**Task to carry out**.
Return precisely the span of lines from the top of the material below to the line containing "xi = list(range(len(age_groups)))", both included. Pictures are excluded.

**Provided data**.

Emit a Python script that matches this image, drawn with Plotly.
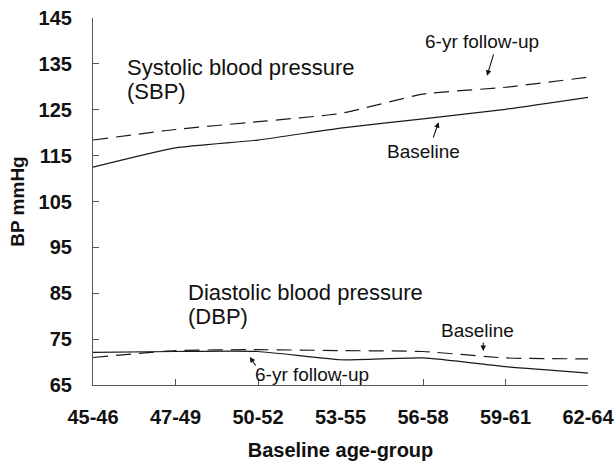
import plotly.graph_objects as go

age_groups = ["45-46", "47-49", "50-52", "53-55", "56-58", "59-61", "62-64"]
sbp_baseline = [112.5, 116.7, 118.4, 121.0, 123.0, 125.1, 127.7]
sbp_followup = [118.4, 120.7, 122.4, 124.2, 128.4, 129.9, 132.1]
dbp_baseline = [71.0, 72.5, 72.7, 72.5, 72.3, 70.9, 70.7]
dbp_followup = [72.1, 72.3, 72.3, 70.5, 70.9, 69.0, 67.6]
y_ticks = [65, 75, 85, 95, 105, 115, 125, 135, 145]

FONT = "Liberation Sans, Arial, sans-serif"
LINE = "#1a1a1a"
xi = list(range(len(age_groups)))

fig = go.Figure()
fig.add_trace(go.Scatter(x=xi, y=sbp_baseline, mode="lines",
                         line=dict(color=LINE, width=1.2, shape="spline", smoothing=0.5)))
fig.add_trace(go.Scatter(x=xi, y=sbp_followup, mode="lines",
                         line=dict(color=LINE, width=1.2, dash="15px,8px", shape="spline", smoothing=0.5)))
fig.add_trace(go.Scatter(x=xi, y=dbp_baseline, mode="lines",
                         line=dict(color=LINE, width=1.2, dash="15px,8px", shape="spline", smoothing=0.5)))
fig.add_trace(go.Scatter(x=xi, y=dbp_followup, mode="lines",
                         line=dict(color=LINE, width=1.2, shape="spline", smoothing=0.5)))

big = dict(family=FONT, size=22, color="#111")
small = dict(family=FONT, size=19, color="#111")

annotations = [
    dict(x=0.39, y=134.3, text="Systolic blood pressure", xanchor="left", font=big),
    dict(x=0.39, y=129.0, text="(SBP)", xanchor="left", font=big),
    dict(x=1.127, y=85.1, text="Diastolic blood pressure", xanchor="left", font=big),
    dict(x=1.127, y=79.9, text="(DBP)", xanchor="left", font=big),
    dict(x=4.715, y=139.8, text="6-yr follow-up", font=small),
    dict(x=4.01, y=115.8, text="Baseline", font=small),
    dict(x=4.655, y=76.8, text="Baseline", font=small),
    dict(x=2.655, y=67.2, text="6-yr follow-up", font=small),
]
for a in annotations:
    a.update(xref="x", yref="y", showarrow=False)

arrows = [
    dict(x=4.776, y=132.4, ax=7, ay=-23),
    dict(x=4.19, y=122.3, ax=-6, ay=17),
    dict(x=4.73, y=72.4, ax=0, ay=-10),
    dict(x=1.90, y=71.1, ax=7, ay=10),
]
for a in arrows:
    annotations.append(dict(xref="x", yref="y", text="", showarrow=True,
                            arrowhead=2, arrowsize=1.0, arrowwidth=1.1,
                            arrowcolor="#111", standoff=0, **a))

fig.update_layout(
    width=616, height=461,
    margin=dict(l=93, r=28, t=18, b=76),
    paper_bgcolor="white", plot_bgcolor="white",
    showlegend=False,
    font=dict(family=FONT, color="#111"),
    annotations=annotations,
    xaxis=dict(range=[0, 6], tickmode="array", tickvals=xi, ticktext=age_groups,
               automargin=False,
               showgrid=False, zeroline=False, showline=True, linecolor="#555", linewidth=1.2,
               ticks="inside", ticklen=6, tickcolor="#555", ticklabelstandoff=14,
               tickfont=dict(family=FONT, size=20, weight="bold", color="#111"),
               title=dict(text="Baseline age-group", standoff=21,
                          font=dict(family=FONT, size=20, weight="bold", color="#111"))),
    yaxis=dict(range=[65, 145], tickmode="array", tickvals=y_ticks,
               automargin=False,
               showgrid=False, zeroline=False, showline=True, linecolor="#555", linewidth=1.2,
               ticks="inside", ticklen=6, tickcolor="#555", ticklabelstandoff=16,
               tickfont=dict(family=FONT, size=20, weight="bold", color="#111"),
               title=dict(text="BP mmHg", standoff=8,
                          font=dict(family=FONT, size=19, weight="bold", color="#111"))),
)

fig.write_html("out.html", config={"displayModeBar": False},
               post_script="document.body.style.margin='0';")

**Exercise response**.
Emit a Python script that matches this image, drawn with Plotly.
import plotly.graph_objects as go

age_groups = ["45-46", "47-49", "50-52", "53-55", "56-58", "59-61", "62-64"]
sbp_baseline = [112.5, 116.7, 118.4, 121.0, 123.0, 125.1, 127.7]
sbp_followup = [118.4, 120.7, 122.4, 124.2, 128.4, 129.9, 132.1]
dbp_baseline = [71.0, 72.5, 72.7, 72.5, 72.3, 70.9, 70.7]
dbp_followup = [72.1, 72.3, 72.3, 70.5, 70.9, 69.0, 67.6]
y_ticks = [65, 75, 85, 95, 105, 115, 125, 135, 145]

FONT = "Liberation Sans, Arial, sans-serif"
LINE = "#1a1a1a"
xi = list(range(len(age_groups)))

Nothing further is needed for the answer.